Asap merajalelah masuk ke ruang ruang privasi di lingkungan kita, merusak secara perlahan dan pasti, kita akan balik arah lagi pada zaman baholak menjadi manusia homo asapiens (pinjam istilah Riau Pos 6/9/2015) yang merupakan visualisasi karikatural adaptasi manusia, terhadap lingkungan yang dicemari kabut asap selama puluhan tahun. Banyak pesawat batal terbang dan hinggap, di beberapa provinsi, tak terkecuali di Bumi Melayu ini, sehingga merugikan triliunan rupiah pada sektor jasa transportasi ini. Merusak masa depan anak bangsa, karena sekolah sekolah diliburkan, membunuh potensi anak didik kita masa depan. Apalagi bencana ini hampir mencapai puluhan tahun, artinya anak yang terlahir pada tahun 1997, berarti semenjak lahir mereka sudah menghirup asap ini setiap tahunnya.

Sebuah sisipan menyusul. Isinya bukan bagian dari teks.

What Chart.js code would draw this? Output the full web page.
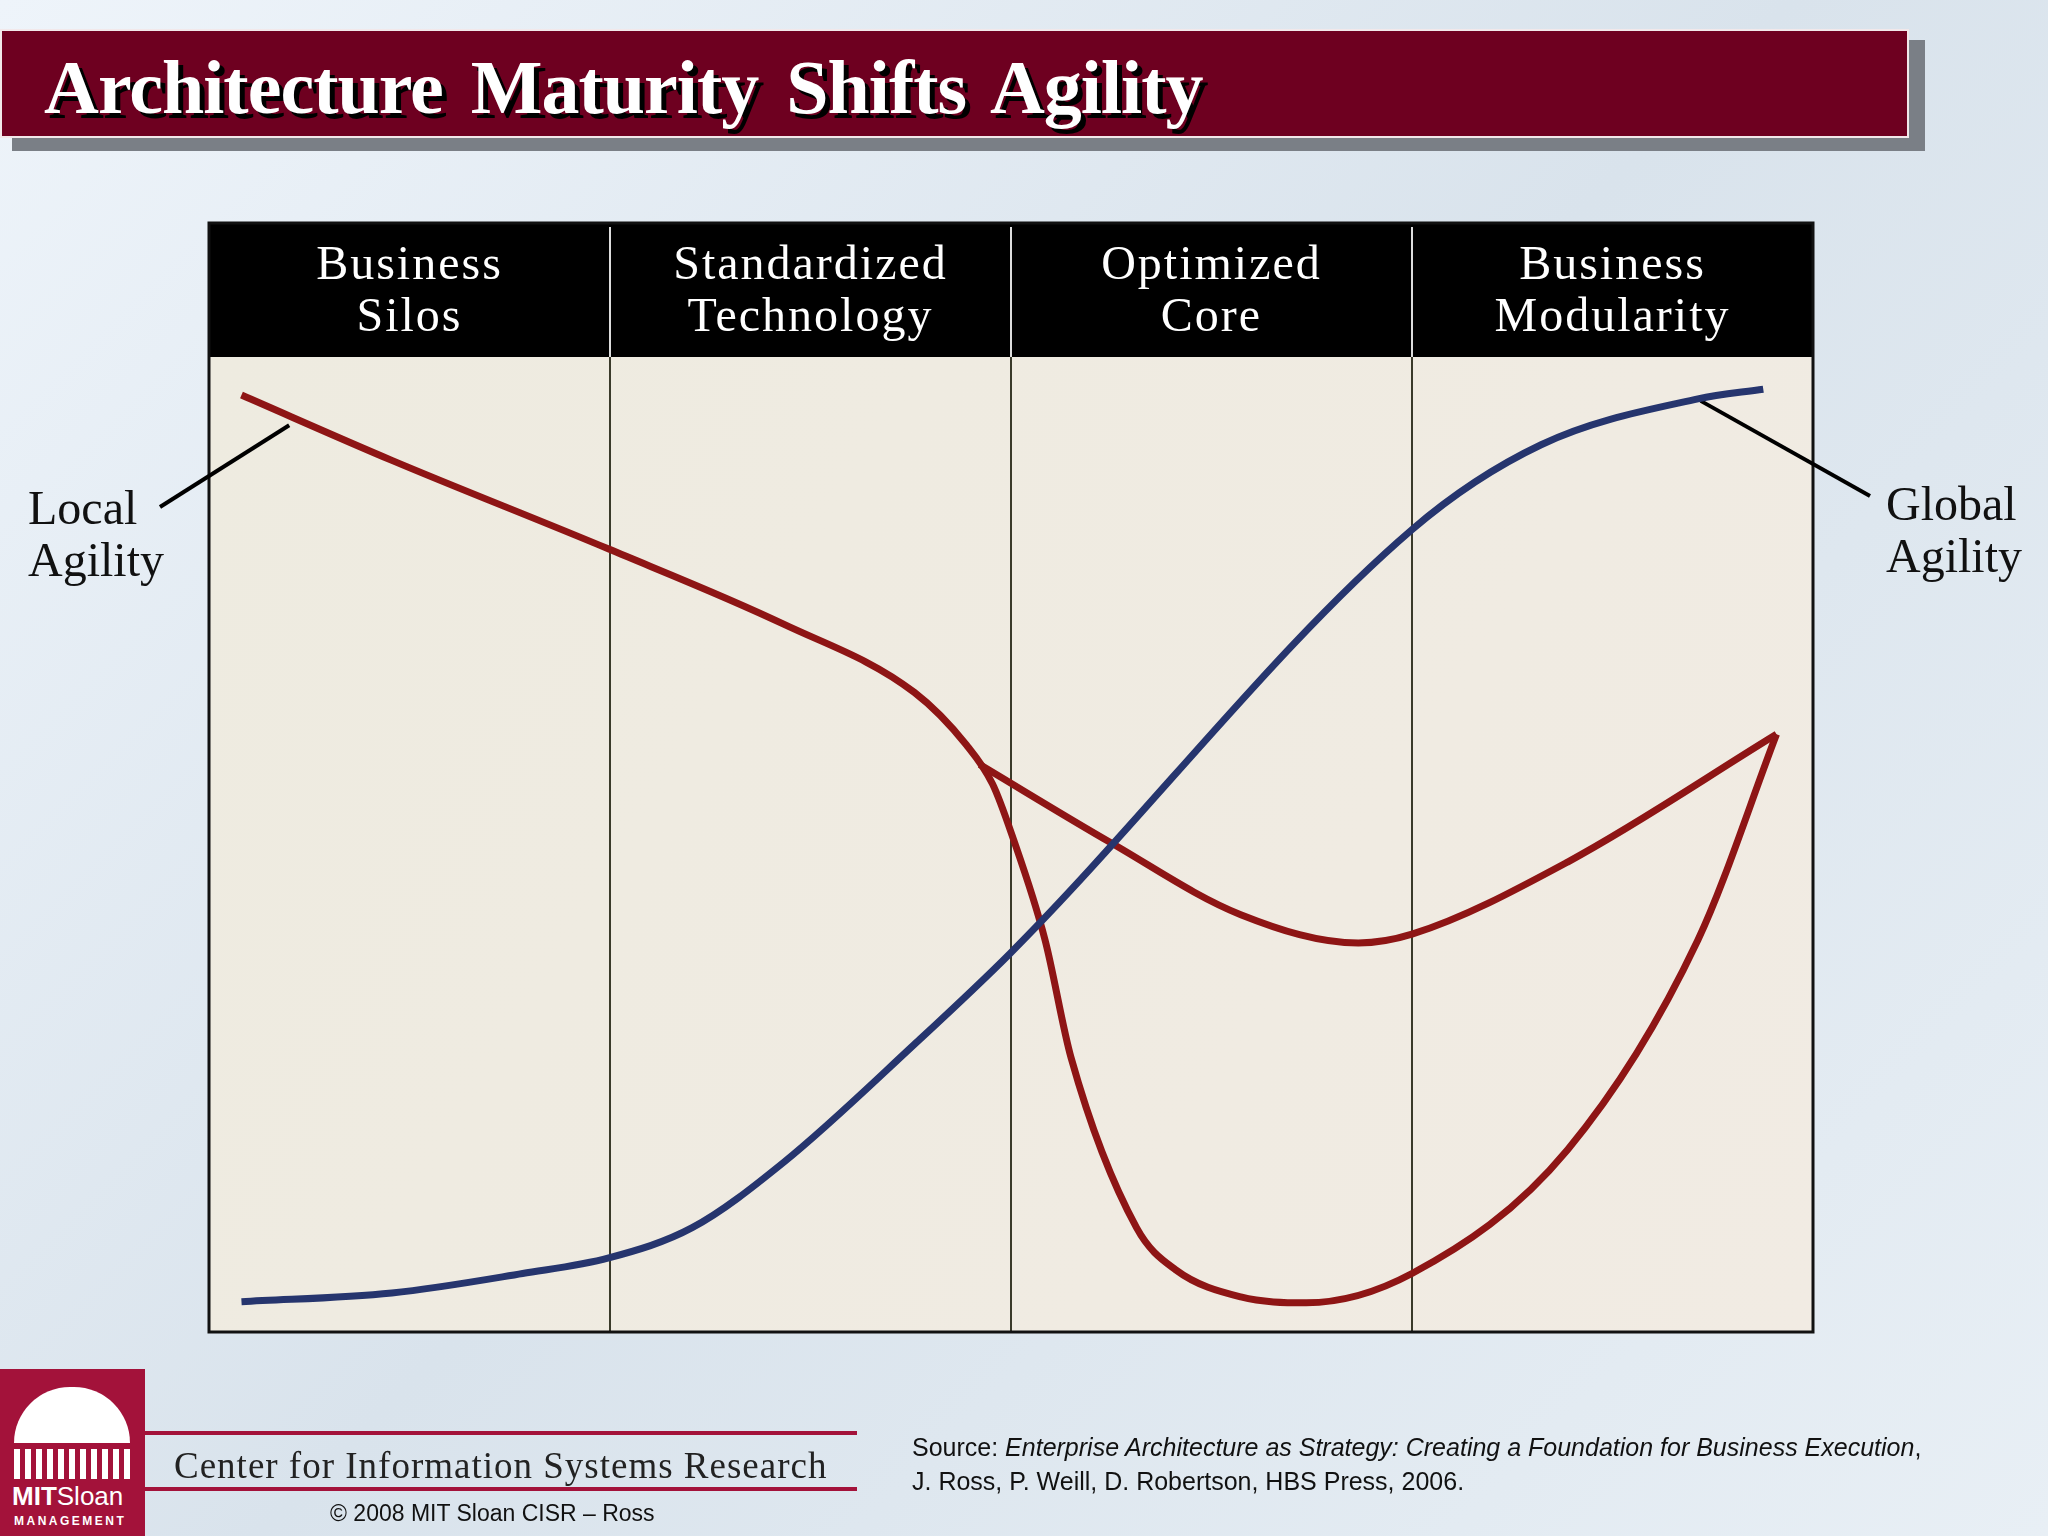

Ah,,, terkesan berlebihan sekali, apalagi kalimat bahwa hal ini telah terjadi puluhan tahun, terlalu dibuat buat rasanya, karena konon kabarnya sapi-pun taklah akan mau masuk dua kali ke lobang yang sama, apalagi manusia. Tetapi hal itu dapat dibenarkan, karena kita pada tahun 2015 ini merupakan ulang tahun asap ke delapan belas tahun masuk ke Riau, bahkan ketika presiden SBY dulu, sudah pernah beliau bermarkas disini. Terakhir Presiden Jokowi dengan gaya khas busukannya eh,,, salah maksudnya blusukannya, juga sudah datang kesini dikala memperingati ulang tahun asap yang ke tujuh belas tahun, nah inilah bukti bahwa pembiaran tragedi asap puluhan tahun bakal akan kita capai nantinya.
Fenomena lain, dapat juga kita lihat dari luntang lantungnya pengesahan Rencana Tata Raung Wilayah (RTRW) Provinsi Riau ini oleh Pusat, ibarat menggantang asap, serba tak pasti dan terkesan mubasir, dengan berbagai macam dalih dan alasan, apakah berbenturan dengan TGHK (Tata Guna Hutan Kesepakatan), ataupun karena banyak yang tumpang tindih dengan kabupaten kota dalam wilayah Provinsi Riau, dan lain sebagainya.
Padahal menurut kaca mata pribadi saya, melihat banyaknya persoalan ruang di Riau yang melibatkan para petinggi bangsa ini, yang berselingkuh dengan pengusaha pengusaha lokal regional bahkan internasional, bernaung dibawah asosiai “penguasaha”, untuk meluluh lantakkan lahan dan hutan basah yang ada di Riau ini, seakan akan mereka tak peduli dampak yang sekarang sudah kita alami. Apalagi sekarang sudah hampir tidak ada lagi hutan yang mau dibakar, maka bergantilah lahan yang dibakar, makanya pemerintah saat ini telah merubah singkatan “Karhutla” menjadi “Karlahut” alias kebakaran lahan dan hutan, karena yang dominan terbakar sekarang adalah lahan terutama lahan gambut.